Deere & Company is actively communicating the pro-China trade message, because China's entry into the World Trade Organization is important to American farmers.
Deere is urging members of Congress to support Permanent Normal Trade Relations (PNTR) with China.
Deere sent a letter to 15,000 U.S. farmers, letting them know of the company's support for congressional approval of PNTR status for China. The letter also urged farmers to continue making their opinion known to legislators. Congress is expected to vote on the PNTR issue this week.
"Farmers have been actively supporting approval of PNTR for China. We do not want to see U.S. farmers shut out of China, the world's largest potential market," said Hans W. Becherer, Deere & Company's chairman and chief executive officer. "Failure to approve PNTR will turn this market over to farmers and equipment manufacturers of other nations."
Deere said the PNTR status for China will reduce tariffs on U.S. agricultural commodities and for agricultural and construction equipment manufactured in the U.S., creating significant new export opportunities for U.S. farmers and John Deere.
In the letter, Deere tells farmers of its extensive efforts to show support for PNTR. Becherer has visited members of Congress on the issue. Also of note, Deere said, elected officials have indicated they have been hearing from many John Deere employees, farmers and dealers in support of PNTR approval.
In a message to John Deere employees, Becherer said the best way to influence future policy in China is through engagement and economic participation, not through isolation.
Becherer said China has made deep trade concessions to join the World Trade Organization and these will greatly benefit U.S. farmers, because lower tariffs will create new export sales and help improve crop prices. He added that the United States has been asked for only one action: approval of PNTR for China.

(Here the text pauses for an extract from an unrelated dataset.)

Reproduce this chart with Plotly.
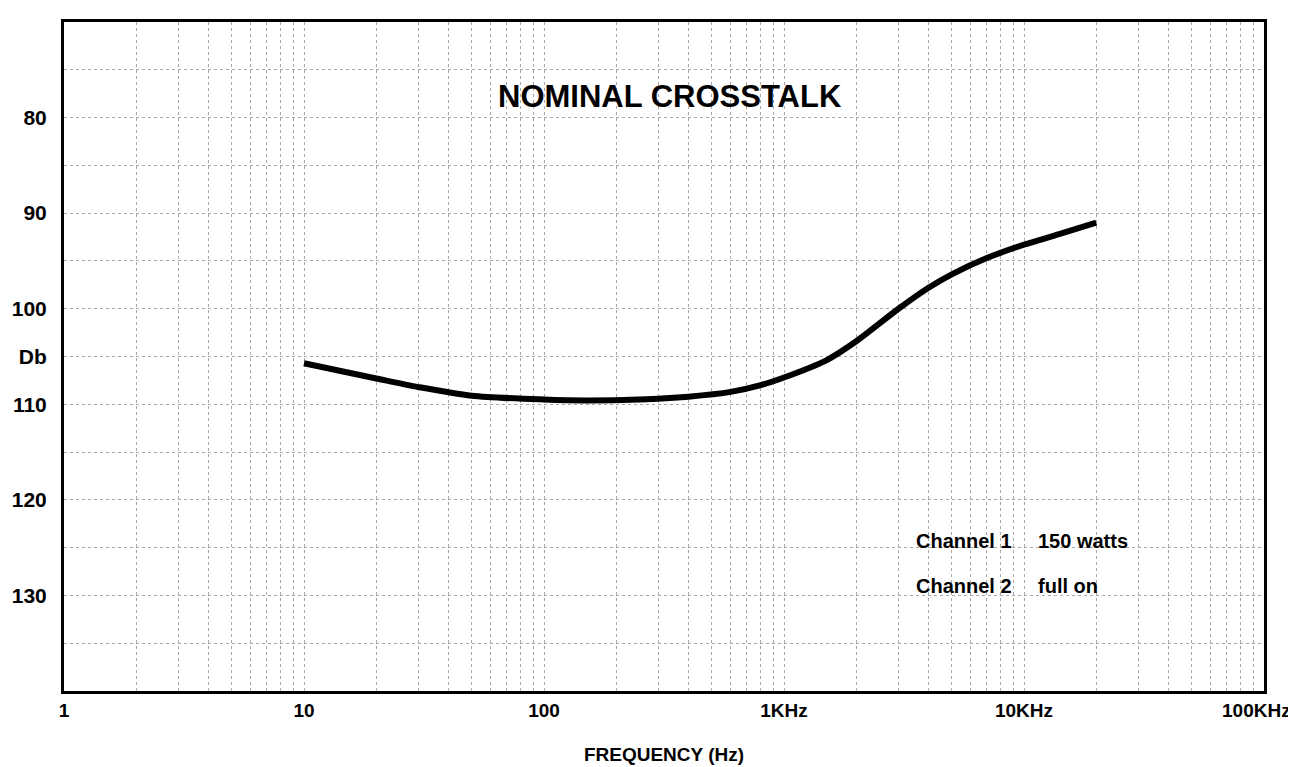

Deere said the upcoming vote provides an opportunity for Congress, which has granted normal trade relations status to China for the last 20 years on an annual basis, to grant permanent status to China as a trading partner. China will gain entry into the World Trade Organization, with or without the U.S., Deere said, so failure of PNTR approval will place the U.S. farmer at a disadvantage, compared to other farmers worldwide.